Nevertheless, we seem to have arrived at a consensus that most civil litigation should settle promptly. Today, Fiss’s concern, the informational value of adjudication lost by settlement, has become trivial because the public information goods resulting from litigation have been largely erased by arbitration, a process does not yield opinions from which the public can discern the shape of contemporary law or from which it can obtain precedent for future guidance.

[1] It is a cliché’ in Hold’em that “Any two cards can win.” The theoretically-weakest Hold-em hand, 7-2 off-suit will beat the theoretically-strongest Hold’em hand, A-A about 15% of the time if both players stay to the river. For example, 7-2 will beat Aces if the flop is 777Q and the next two cards are not aces. There are many others. Don’t bet your life on the aces, especially if your opponent has a pointed tail.

https://lawprofessors.typepad.com/contractsprof_blog/2021/12/against-settlement-chopping-the-pot-splitting-the-gold-and-other-gentlemens-agreementssidney-w-delong-our-society-is.html

Commentary, Sports | Permalink

Comments

I know that it's just a passing reference in your thought-provoking post, but should we accept that collective bargaining is anti-competitive, or does it simply level the playing field so that labor and management can bargain meaningfully, competing with the relatively equally powerful threats of strike or lock-out? Also, although striking workers will hope to dissuade strike-breakers with picketing, I'm not sure labor law views strike-breaking as a sin, because it permits employers to permanently replace employees who are on an economic strike. With collective bargaining, each side retains some powerful weapons, making for some meaningful competition in my view.

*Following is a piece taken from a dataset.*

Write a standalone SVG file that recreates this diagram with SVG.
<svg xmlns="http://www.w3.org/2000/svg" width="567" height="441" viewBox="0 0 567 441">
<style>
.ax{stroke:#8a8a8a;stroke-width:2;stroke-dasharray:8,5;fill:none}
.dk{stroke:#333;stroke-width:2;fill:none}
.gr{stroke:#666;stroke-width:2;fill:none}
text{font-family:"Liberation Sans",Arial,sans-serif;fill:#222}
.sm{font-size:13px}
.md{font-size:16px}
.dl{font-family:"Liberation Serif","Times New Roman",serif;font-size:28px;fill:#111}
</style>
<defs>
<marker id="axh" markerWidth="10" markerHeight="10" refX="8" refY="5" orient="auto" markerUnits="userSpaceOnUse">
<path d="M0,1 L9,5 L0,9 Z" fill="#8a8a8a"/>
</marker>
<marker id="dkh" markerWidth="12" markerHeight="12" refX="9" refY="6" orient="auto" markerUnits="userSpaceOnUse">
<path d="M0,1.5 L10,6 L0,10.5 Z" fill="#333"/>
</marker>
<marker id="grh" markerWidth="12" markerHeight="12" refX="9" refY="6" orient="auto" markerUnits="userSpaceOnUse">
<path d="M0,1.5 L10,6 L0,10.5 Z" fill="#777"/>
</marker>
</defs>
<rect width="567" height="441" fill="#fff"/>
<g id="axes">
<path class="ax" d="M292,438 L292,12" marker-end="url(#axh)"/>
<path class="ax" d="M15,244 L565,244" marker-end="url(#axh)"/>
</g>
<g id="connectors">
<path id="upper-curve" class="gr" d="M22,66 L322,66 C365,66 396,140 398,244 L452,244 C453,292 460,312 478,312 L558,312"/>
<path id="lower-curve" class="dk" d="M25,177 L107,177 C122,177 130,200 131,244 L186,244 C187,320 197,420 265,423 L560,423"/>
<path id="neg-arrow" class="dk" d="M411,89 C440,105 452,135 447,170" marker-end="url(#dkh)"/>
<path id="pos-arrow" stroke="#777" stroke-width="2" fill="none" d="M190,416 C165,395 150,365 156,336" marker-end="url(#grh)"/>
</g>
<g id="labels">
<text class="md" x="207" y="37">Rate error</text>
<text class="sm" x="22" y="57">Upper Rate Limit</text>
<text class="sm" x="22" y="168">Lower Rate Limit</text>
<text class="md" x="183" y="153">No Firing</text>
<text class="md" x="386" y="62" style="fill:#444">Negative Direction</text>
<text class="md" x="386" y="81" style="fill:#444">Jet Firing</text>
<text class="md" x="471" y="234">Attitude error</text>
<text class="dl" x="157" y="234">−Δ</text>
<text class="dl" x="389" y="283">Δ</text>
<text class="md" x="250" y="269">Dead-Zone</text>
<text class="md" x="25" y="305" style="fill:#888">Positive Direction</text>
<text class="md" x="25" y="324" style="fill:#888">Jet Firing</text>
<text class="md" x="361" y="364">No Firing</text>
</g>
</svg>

Posted by: Charles Calleros | Dec 8, 2021 12:34:23 PM

Charles, I had reference to the view of a labor union as its earliest opponents did, as a restraint of trade, a horizontal agreement among workers in the labor markets not to compete with each other over jobs and wages. It took the Clayton Act to immunize labor unions from antitrust liability under the Sherman Act. Just as the labor union is “anti-competitive” from the perspective of the labor market, the strike-breaker offers competition against the unionized workers that they view as a sin against solidarity and the collective good. Of course, to view workers as individual entrepreneurs engaged in a competitive market for the sale of their labor and potential employers as entitled to enjoy the economic benefit of their competition begs the only important question.